--- START ---

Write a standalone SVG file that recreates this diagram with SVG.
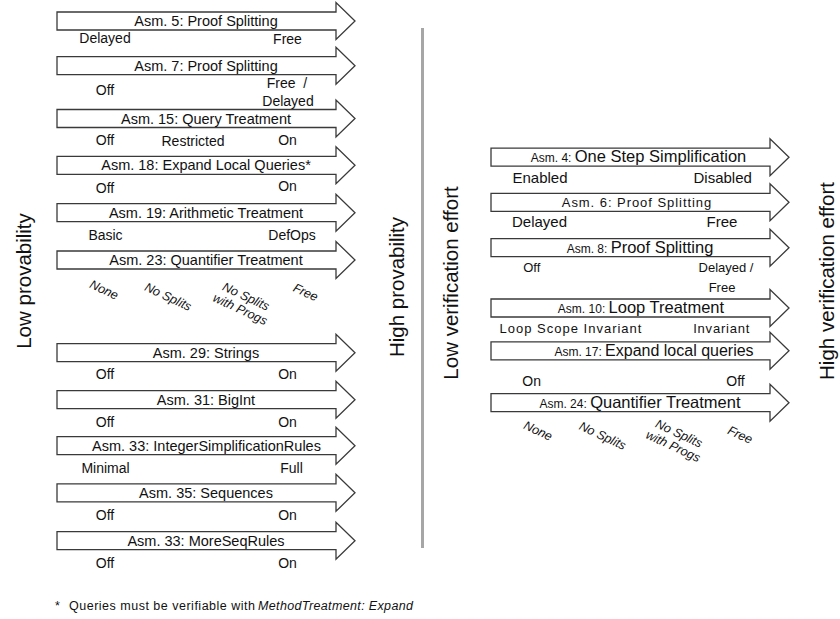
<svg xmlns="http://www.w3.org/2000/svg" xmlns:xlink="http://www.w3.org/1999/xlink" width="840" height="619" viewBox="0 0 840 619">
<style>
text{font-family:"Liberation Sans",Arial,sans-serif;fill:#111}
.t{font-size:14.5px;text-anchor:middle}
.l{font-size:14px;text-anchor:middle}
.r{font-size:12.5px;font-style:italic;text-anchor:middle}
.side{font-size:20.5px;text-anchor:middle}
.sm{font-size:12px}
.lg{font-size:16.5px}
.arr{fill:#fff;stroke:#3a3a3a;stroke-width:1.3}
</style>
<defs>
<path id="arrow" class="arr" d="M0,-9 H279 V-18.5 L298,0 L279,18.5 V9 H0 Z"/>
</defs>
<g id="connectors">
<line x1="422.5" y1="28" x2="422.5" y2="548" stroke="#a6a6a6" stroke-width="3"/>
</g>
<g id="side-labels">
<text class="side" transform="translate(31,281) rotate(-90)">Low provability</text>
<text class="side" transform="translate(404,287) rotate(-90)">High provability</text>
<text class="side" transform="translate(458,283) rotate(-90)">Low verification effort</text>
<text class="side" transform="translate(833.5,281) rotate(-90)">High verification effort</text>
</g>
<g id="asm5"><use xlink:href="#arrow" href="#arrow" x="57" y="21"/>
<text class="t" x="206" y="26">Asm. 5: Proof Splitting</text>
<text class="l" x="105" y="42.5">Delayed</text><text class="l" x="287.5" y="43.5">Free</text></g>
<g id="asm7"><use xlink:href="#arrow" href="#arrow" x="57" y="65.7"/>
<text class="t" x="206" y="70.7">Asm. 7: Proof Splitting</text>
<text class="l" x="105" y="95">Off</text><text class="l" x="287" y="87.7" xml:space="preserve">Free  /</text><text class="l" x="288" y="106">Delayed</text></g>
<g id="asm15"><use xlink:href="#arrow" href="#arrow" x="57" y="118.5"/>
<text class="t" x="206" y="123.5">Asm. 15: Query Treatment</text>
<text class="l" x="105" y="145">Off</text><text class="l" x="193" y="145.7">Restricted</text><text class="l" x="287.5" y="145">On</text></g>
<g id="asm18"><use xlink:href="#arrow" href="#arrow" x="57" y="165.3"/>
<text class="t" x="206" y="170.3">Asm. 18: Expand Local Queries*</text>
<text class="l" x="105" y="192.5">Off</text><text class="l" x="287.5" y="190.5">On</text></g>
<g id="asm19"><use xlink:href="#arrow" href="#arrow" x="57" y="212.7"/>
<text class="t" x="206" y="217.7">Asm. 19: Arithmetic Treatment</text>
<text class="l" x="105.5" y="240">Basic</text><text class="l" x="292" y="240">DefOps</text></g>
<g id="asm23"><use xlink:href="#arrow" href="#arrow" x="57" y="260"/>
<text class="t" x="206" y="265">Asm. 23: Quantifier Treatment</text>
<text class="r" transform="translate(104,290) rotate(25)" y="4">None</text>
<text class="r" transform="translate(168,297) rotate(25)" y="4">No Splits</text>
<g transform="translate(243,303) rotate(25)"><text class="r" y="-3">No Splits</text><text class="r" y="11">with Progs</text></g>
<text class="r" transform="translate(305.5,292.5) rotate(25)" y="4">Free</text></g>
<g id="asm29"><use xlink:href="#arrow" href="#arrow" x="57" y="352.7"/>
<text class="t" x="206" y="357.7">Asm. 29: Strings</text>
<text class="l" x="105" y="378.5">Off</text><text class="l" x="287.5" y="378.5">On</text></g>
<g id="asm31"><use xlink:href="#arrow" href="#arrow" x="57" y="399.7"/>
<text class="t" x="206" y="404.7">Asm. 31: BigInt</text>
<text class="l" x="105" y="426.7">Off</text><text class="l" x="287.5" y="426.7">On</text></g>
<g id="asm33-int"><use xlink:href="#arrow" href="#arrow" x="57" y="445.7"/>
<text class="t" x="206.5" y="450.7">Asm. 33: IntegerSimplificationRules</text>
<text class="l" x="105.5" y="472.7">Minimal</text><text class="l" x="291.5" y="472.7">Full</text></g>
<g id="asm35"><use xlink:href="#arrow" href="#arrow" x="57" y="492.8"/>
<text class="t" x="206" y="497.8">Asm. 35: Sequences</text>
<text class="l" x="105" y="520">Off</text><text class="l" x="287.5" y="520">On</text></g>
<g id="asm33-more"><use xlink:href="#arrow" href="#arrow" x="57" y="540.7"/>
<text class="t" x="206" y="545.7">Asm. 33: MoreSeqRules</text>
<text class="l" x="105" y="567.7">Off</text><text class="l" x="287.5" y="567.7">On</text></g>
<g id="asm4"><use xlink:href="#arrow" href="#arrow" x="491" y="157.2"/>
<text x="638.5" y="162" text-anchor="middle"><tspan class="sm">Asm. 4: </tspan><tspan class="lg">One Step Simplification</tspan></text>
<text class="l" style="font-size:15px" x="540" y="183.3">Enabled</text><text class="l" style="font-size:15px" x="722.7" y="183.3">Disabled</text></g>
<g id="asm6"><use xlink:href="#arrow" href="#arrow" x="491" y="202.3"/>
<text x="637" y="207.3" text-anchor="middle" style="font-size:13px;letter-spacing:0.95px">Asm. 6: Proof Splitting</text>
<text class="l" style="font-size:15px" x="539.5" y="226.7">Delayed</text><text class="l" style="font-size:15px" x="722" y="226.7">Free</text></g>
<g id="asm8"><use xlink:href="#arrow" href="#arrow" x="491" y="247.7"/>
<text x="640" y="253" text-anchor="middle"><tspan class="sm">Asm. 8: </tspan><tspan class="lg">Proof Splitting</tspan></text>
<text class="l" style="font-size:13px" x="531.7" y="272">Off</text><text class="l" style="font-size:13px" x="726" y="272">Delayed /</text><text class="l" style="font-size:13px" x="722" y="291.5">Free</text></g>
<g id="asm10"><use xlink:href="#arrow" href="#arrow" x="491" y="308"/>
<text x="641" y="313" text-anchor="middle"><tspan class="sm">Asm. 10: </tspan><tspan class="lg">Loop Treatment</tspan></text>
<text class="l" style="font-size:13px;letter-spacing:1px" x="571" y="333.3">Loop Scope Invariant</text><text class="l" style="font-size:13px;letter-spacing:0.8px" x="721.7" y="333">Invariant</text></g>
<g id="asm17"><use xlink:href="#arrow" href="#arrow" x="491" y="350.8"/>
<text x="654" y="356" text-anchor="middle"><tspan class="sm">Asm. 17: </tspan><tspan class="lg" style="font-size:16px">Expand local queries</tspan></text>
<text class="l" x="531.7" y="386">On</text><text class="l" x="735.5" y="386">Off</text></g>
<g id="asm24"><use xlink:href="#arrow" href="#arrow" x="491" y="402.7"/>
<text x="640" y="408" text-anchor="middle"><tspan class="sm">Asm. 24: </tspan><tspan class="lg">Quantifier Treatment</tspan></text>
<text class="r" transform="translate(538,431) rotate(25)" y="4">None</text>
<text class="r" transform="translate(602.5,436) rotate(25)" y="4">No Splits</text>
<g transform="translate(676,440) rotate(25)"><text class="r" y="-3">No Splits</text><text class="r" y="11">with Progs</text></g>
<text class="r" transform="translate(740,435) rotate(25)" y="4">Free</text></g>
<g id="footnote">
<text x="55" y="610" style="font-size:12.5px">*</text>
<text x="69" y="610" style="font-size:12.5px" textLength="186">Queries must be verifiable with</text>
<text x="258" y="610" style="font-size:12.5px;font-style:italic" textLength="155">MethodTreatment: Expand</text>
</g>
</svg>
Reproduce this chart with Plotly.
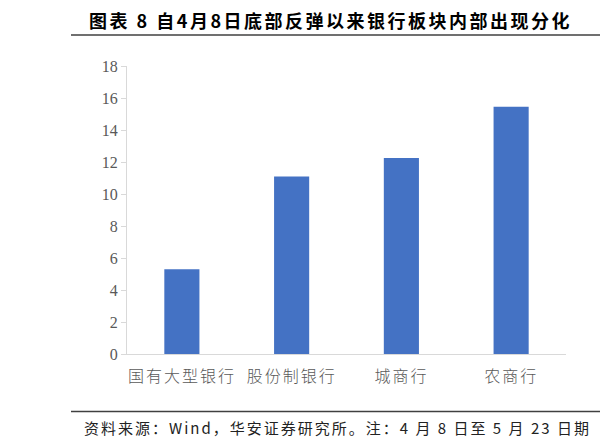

--- END ---

STATED EXERCISE: Point out every line holding the string "with" and copy it.

WRITTEN SOLUTION:
Write a standalone SVG file that recreates this diagram with SVG.
<g transform="translate(243,303) rotate(25)"><text class="r" y="-3">No Splits</text><text class="r" y="11">with Progs</text></g>
<g transform="translate(676,440) rotate(25)"><text class="r" y="-3">No Splits</text><text class="r" y="11">with Progs</text></g>
<text x="69" y="610" style="font-size:12.5px" textLength="186">Queries must be verifiable with</text>
Reproduce this chart with Plotly.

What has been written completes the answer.